I have been a very bad blogger. I have not been very good at posting for the last few weeks.
It really is not for a lack of writing. I realised I have 105 “draft posts” that I have not posted for varying reasons, so clearly I have stuff to say.
I feel a bit like I am losing my voice – my ability to express myself – right now I am feeling very much like this image – but with better cuticle and nail care!
It is very frustrating as part of how I process “stuff”is by getting it out, and ideally getting it out on this blog.
Right now I am feeling very “idea and thought” constipated – all these thoughts, ideas, frustrations, moments of joy, moments of anger, and well … frustrations are bottled up and not getting out.
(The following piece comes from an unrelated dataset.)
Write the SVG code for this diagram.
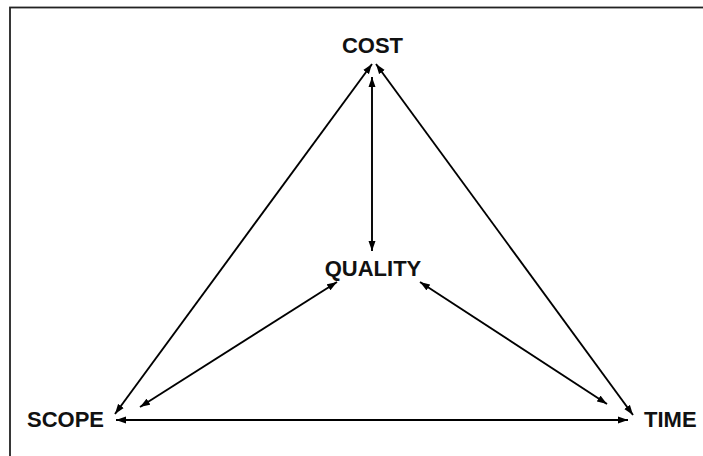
<svg xmlns="http://www.w3.org/2000/svg" width="703" height="456" viewBox="0 0 703 456">
  <style>
    .lbl { font-family: "Liberation Sans", Arial, sans-serif; font-weight: bold; font-size: 22px; fill: #111; }
    .conn { stroke: #000; stroke-width: 1.9; fill: none; marker-start: url(#ah); marker-end: url(#ah); }
  </style>
  <defs>
    <marker id="ah" markerUnits="userSpaceOnUse" markerWidth="11" markerHeight="8" refX="10" refY="4" orient="auto-start-reverse">
      <path d="M0,0.5 L10,4 L0,7.5 z" fill="#000"/>
    </marker>
  </defs>
  <rect x="0" y="0" width="703" height="456" fill="#fff"/>
  <rect x="10" y="7.5" width="700" height="460" fill="none" stroke="#222" stroke-width="1.8"/>
  <g id="connectors">
    <line class="conn" x1="372" y1="64" x2="115" y2="414"/>
    <line class="conn" x1="376" y1="64" x2="633" y2="415"/>
    <line class="conn" x1="372" y1="77" x2="372" y2="251"/>
    <line class="conn" x1="337" y1="282" x2="140" y2="407"/>
    <line class="conn" x1="420" y1="282" x2="607" y2="404"/>
    <line class="conn" x1="116" y1="420" x2="628" y2="420"/>
  </g>
  <g id="cost"><text class="lbl" x="372.5" y="53" text-anchor="middle">COST</text></g>
  <g id="quality"><text class="lbl" x="373" y="276" text-anchor="middle">QUALITY</text></g>
  <g id="scope"><text class="lbl" x="27" y="427">SCOPE</text></g>
  <g id="time"><text class="lbl" x="644" y="427">TIME</text></g>
</svg>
Clearly I need a purge. Usually I will look for the most inappropriate time or occasion to do this …..
I was busy writing a post about how I have been fortunate enough not to have MY BLACK DOG OF DEPRESSION back in some time. I was all “hey check me out, no worries…. har har har….” Yes, well, who is laughing now? Not me in the event I was being a bit vague.
I have honestly not missed the whooshing sound of his tail, and the pitter patter of his feet at night. As much as I try to picture him as this loping large black Labrador, I really think he is a m-fuker and can do without him.
I am starting to think that I might have “announced” it a bit prematurely, and maybe the inability to speak, to say what I feel, what I am thinking is probably a sign of a dip in the not too distant future.
It might just be an overdose on all the chaos and madness that is associated with this time of year.
Anyway, look out for some vague really makes-no-sense posts coming up … apologise if it all appears a bit nonsensical.